** Begin Collected material **
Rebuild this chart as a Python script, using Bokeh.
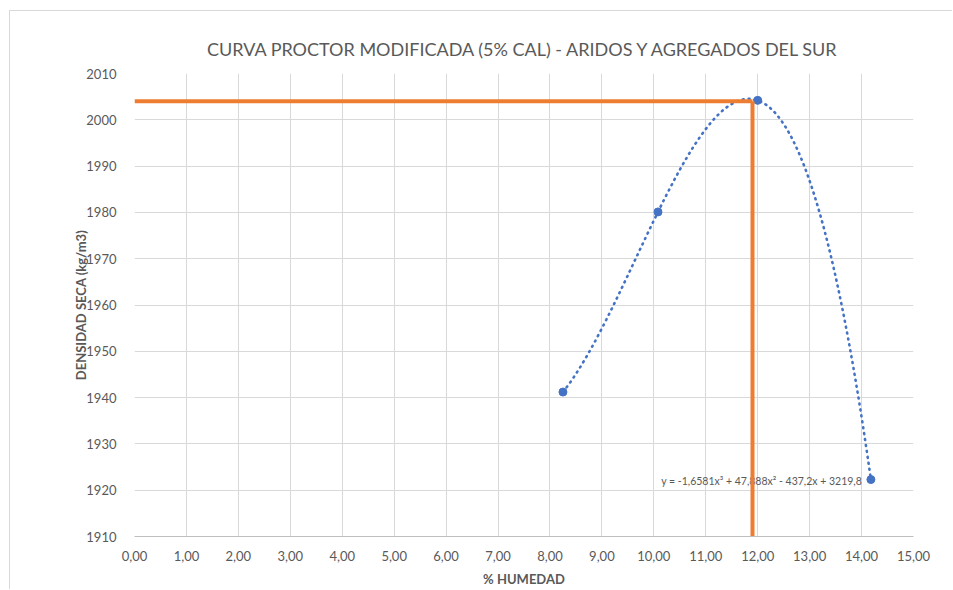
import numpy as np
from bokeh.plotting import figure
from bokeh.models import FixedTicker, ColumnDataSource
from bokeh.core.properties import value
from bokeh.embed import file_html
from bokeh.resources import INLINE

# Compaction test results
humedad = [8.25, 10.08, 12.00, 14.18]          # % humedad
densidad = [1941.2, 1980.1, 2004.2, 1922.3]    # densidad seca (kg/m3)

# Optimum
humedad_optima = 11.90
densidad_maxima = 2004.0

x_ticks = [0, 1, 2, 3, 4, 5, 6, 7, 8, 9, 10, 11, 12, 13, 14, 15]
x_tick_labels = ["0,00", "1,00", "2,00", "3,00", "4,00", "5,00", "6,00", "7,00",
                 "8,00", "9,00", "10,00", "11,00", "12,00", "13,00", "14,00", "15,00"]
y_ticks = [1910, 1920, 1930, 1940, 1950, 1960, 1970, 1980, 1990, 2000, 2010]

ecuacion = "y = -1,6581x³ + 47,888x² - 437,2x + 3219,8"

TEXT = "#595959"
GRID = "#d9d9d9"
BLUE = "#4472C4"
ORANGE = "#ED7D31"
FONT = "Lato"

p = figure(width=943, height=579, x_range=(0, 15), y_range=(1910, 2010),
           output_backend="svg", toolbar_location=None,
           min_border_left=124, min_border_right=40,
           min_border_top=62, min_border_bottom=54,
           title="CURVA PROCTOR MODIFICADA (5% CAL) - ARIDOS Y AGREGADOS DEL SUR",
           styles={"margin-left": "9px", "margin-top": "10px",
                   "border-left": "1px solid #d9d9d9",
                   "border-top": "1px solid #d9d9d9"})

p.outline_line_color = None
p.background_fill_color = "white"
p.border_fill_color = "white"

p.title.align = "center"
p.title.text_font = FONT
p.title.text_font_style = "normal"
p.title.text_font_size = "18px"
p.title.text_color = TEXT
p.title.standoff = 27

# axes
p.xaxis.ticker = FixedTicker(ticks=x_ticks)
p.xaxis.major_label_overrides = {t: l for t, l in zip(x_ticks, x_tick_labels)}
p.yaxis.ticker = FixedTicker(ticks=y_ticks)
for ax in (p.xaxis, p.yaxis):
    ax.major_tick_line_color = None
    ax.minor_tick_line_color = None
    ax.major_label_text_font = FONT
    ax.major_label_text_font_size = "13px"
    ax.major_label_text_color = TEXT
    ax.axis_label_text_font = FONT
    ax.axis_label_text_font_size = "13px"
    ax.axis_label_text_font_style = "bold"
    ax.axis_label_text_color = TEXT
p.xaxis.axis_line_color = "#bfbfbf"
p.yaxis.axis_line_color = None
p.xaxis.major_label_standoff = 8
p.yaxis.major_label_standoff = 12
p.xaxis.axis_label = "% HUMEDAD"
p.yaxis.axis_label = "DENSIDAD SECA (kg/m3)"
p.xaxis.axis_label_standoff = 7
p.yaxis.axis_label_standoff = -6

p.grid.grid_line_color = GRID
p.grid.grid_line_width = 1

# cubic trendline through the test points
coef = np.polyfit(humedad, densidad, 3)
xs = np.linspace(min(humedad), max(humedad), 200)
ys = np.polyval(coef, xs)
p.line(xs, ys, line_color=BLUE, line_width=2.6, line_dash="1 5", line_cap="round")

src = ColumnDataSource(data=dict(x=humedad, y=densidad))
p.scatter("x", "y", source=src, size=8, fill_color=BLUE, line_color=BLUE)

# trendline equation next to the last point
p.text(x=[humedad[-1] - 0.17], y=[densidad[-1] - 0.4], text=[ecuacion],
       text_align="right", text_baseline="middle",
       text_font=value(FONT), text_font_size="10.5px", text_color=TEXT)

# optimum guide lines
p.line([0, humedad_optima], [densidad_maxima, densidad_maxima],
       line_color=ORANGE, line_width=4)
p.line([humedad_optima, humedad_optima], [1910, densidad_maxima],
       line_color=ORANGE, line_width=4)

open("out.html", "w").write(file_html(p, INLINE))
** End Collected material **
Instructions to follow: Quote, exactly and only, the lines from the first line of the data above through the line containing "densidad = [1941.2, 1980.1, 2004.2, 1922.3]". The pictures do not belong in it.

Response:
Rebuild this chart as a Python script, using Bokeh.
import numpy as np
from bokeh.plotting import figure
from bokeh.models import FixedTicker, ColumnDataSource
from bokeh.core.properties import value
from bokeh.embed import file_html
from bokeh.resources import INLINE

# Compaction test results
humedad = [8.25, 10.08, 12.00, 14.18]          # % humedad
densidad = [1941.2, 1980.1, 2004.2, 1922.3]    # densidad seca (kg/m3)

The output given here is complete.